Ford’s engineering team has given special attention to improving the F-Series fuel efficiency. First, the company adopted the use of military-grade aluminum, decreasing its weight by 700 pounds. Second, engineers upgraded to a 3.5-liter turbocharged EcoBoost engine. While generating 365 horsepower and 420-ft-lbs of torque — which is impressive enough — the powertrain still gets 19 mpg in the city and a whopping 26 mpg on the highway.

The Ford F-150 Can Pull It

Don’t let the 700-pound weight loss fool you. The F-150 still has plenty of muscle under the chassis. It is still quite capable of hauling heavy cargo long distances over rough terrain.

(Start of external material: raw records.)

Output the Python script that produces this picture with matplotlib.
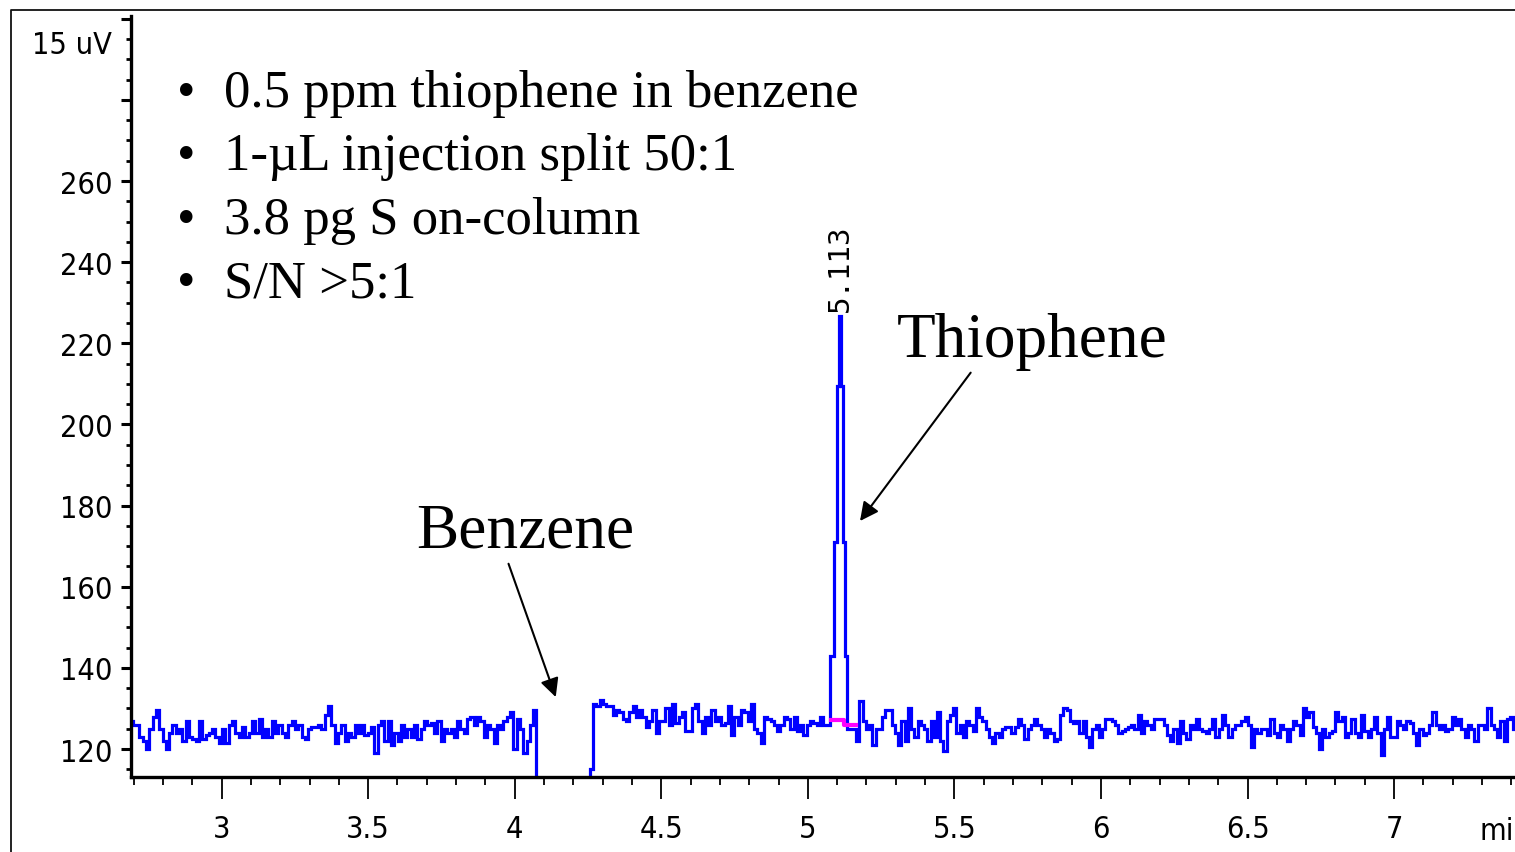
import numpy as np
import matplotlib
matplotlib.use("Agg")
import matplotlib.pyplot as plt
from matplotlib.lines import Line2D
from matplotlib.ticker import MultipleLocator, FuncFormatter
from matplotlib import font_manager

# ---- data ----
# baseline before the benzene solvent dip, 2.68 - 4.07 min
pre_t = (2.680, 4.069)
pre_v = [125, 127, 126, 126, 123, 122, 120, 125, 128, 129.5, 125, 122, 120, 124, 126, 124,
         125, 122, 127, 123, 122.5, 122, 127, 122.5, 123.5, 124, 125, 123, 121.5, 125, 121.5,
         126, 127, 124, 123, 125.5, 123, 124, 127, 124, 127.5, 123, 125, 123, 127, 124, 126,
         124, 123, 126, 127, 125, 126, 123, 122.5, 125, 125.5, 125.5, 126, 125, 128.5, 130.5,
         126, 121.5, 124, 126, 122, 124, 123, 126,
         124, 126, 123.5, 124, 125.5, 119, 126, 127, 122, 127, 121, 124, 122, 126, 123, 125,
         123, 126, 122.5, 125, 127, 126, 126.5, 124, 127, 122, 125, 124, 125, 123, 127, 125,
         124, 127.5, 128, 126, 128, 127, 123, 126, 125, 121.5, 126, 125, 127, 128, 129, 120,
         127.5, 125, 119, 122, 126, 129.5]

# solvent (benzene) dip, signal goes off scale
dip_t = [4.075, 4.255, 4.262]
dip_v = [100, 100, 115]

# baseline between benzene and thiophene, 4.27 - 5.07 min
mid_t = (4.273, 5.069)
mid_v = [131, 130.5, 132, 131, 130.5, 130.5, 128.5, 129.5, 129, 127.5, 127, 129, 130.5, 128,
         129.5, 128, 125.5, 127, 129.5, 124, 127, 127, 130, 126, 131, 126.5, 128, 129, 124.5,
         124.5, 130, 131, 127, 124, 128, 126, 129.5, 127, 128, 126, 126.5, 130.5, 123.5, 128,
         126, 129.5, 129, 127, 131, 125, 124, 121.5, 128, 127.5, 127, 126, 124.5, 126, 128,
         127.5, 125, 128, 124.5, 126, 123.5, 126, 127, 126.5, 126, 128, 126, 126]

# thiophene peak
peak_t = [5.0839, 5.0924, 5.1037, 5.1095, 5.1139, 5.1231, 5.1334]
peak_v = [143, 171, 209.5, 226.7, 209.5, 171, 143]

# baseline after thiophene, 5.14 - 7.41 min
post_t = (5.137, 7.412)
post_v = [125, 125, 125, 122, 131.8, 127, 125, 126, 121, 125, 125, 128, 129.5, 129.5, 126, 124,
          121, 127, 122, 130, 125, 123, 127, 126, 125, 122, 127, 123, 129, 122, 119.5, 127,
          128.5, 130, 124, 126, 123, 127, 126, 124.5, 130, 128, 127, 125, 123, 121.5, 124, 123,
          125, 125.5, 125.5, 124, 125.5, 127.5, 126, 122.5, 125, 126, 127.5, 126, 125, 123,
          125, 124, 122,
          122.5, 128.5, 130, 129.5, 127, 126.5, 127, 124, 127, 123, 120.5, 125, 126, 123, 125,
          127.5, 127.5, 127, 126, 124, 124.5, 125, 125.5, 126, 125, 128.5, 124, 127, 126, 125,
          127.5, 127.5, 127.5, 126, 123.5, 122, 125, 121.5, 127, 124, 122.5, 126, 125, 127.5,
          125, 124.5, 124, 125, 127.5, 123, 125, 128.5, 126, 123, 125, 126, 126, 127, 128, 126,
          120.5, 125, 124, 125, 125, 123.5, 127.5, 124, 123, 126,
          125, 122, 125, 127, 126, 123.5, 130, 128, 129, 125.5, 124, 120, 125, 123, 124, 124.5,
          129, 127, 128, 123, 124, 127.5, 124, 123, 128.5, 124.5, 123, 125, 128, 124, 118.5,
          125, 128, 123, 123, 127, 126, 125, 127, 126.5, 124, 121, 125, 123.5, 124, 126, 129,
          126, 125, 126, 124.5, 125, 128, 126, 127.5, 125, 123, 126, 125, 122, 126, 126, 125,
          130, 126, 125, 123, 127, 122, 127.5, 128, 125]

# integration baseline under the peak
integ_t = [5.0788, 5.1231, 5.1641]
integ_v = [127.1, 126.0, 126.0]

peak_rt = "5.113"
notes = ["0.5 ppm thiophene in benzene", "1-\u00b5L injection split 50:1",
         "3.8 pg S on-column", "S/N >5:1"]

W, H = 1515, 853
blue = "#0000ff"
serif = ["Liberation Serif", "DejaVu Serif"]

# narrow font for the instrument axis labels
tick_fp = font_manager.FontProperties(family="DejaVu Sans", stretch="condensed", size=22)

t = np.concatenate([np.linspace(*pre_t, len(pre_v)), dip_t,
                    np.linspace(*mid_t, len(mid_v)), peak_t,
                    np.linspace(*post_t, len(post_v))])
v = np.concatenate([pre_v, dip_v, mid_v, peak_v, post_v])

fig = plt.figure(figsize=(W / 100, H / 100), dpi=100)
ax = fig.add_axes([131 / W, 75 / H, (W - 131) / W, 761.3 / H])

ax.plot(t, v, color=blue, lw=2.3, drawstyle="steps-mid", solid_joinstyle="miter")
ax.plot(integ_t, integ_v, color="#ff00ff", lw=3, drawstyle="steps-post", zorder=3)

ax.set_xlim(2.691, 7.4125)
ax.set_ylim(113.1, 300.75)

for s in ["top", "right"]:
    ax.spines[s].set_visible(False)
for s in ["left", "bottom"]:
    ax.spines[s].set_linewidth(2.4)

ax.xaxis.set_major_locator(MultipleLocator(0.5))
ax.xaxis.set_minor_locator(MultipleLocator(0.1))
ax.xaxis.set_major_formatter(FuncFormatter(lambda x, p: f"{x:g}"))
ax.yaxis.set_major_locator(MultipleLocator(20))
ax.yaxis.set_minor_locator(MultipleLocator(5))
ax.yaxis.set_major_formatter(FuncFormatter(lambda y, p: f"{y:.0f}" if y <= 260 else ""))

ax.tick_params(axis="x", which="major", direction="out", length=15.6, width=1.3, pad=11)
ax.tick_params(axis="x", which="minor", direction="out", length=5.8, width=1.3)
ax.tick_params(axis="y", which="major", direction="out", length=7.2, width=2.2, pad=6)
ax.tick_params(axis="y", which="minor", direction="out", length=3.8, width=2.0)
for lab in ax.get_xticklabels() + ax.get_yticklabels():
    lab.set_fontproperties(tick_fp)

fig.text(112 / W, 1 - 45 / H, "15 uV", ha="right", va="center", fontproperties=tick_fp)
fig.text(1514 / W, 1 - 832 / H, "mi", ha="right", va="center", fontproperties=tick_fp)

# retention time label above the peak
ax.text(5.1095, 228.0, peak_rt, rotation=90, ha="center", va="bottom",
        family="DejaVu Sans Mono", fontsize=21)

# bullet notes
for i, note in enumerate(notes):
    yb = 1 - (106.7 + i * 63.5) / H
    fig.text(177 / W, yb, "\u2022", family=serif, fontsize=38, va="baseline")
    fig.text(224 / W, yb, note, family=serif, fontsize=38, va="baseline")

ax.annotate("Thiophene", xy=(5.178, 176.2), xytext=(5.304, 216.9), family=serif,
            fontsize=45.5, va="baseline", ha="left",
            arrowprops=dict(arrowstyle="-|>", color="black", lw=1.5, mutation_scale=28,
                            shrinkA=0, shrinkB=0, relpos=(0.28, 0)))
ax.annotate("Benzene", xy=(4.140, 132.8), xytext=(3.663, 169.8), family=serif,
            fontsize=45.5, va="baseline", ha="left",
            arrowprops=dict(arrowstyle="-|>", color="black", lw=1.5, mutation_scale=28,
                            shrinkA=0, shrinkB=0, relpos=(0.42, 0)))

# outer frame of the screenshot
fig.add_artist(Line2D([11 / W, 11 / W, 1.2], [-0.1, 1 - 11 / H, 1 - 11 / H],
                      transform=fig.transFigure, color="#111111", lw=1.3))

fig.savefig("out.png", dpi=100)
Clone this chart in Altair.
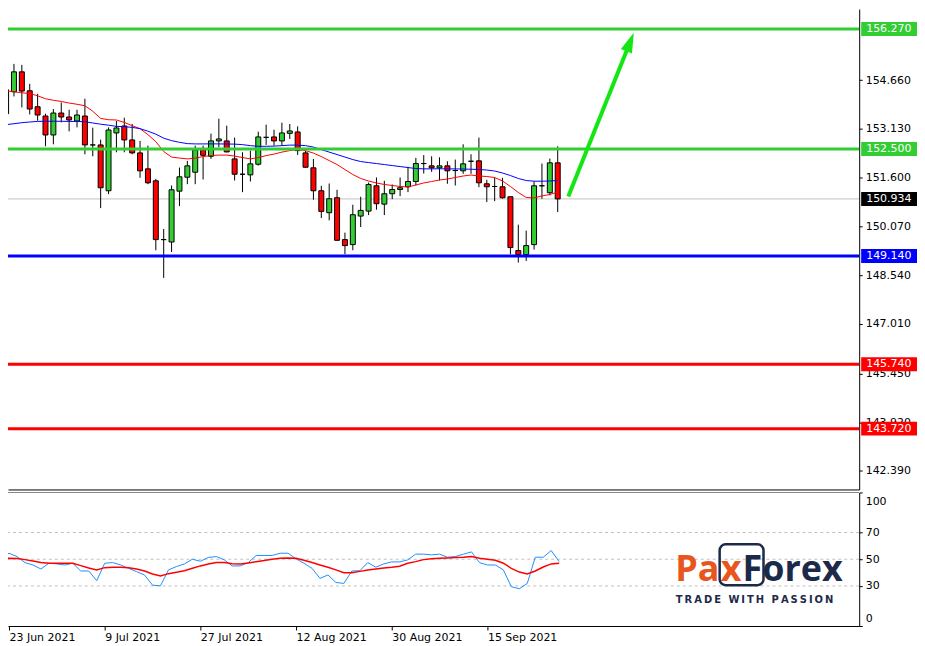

Late models come packed with different power/torque combos.

The base 282-horsepower 3.5-liter V6 produces 253 ft-lbs of torque and has a max tow rating of 7,600 pounds or a payload of 1,910 pounds. The 2.7-liter turbocharged V6 generates 325 horsepower and 375 ft-lbs of torque and will tow a maximum of 8,500 pounds with a payload of 2,250 pounds. The 5.0-liter V8 gives 385 horsepower and 387 ft-lbs of torque. It has enough power to pull 11,100 pounds with a maximum payload of 3,300 pounds. At the top of the scale is the 3.5-liter turbocharged V6 that enables the F-150 to tow 12,200 pounds or haul a 3,270-pound maximum payload.

This type of power makes the F-150 ideal for off-roading and driving around the farm or the worksite.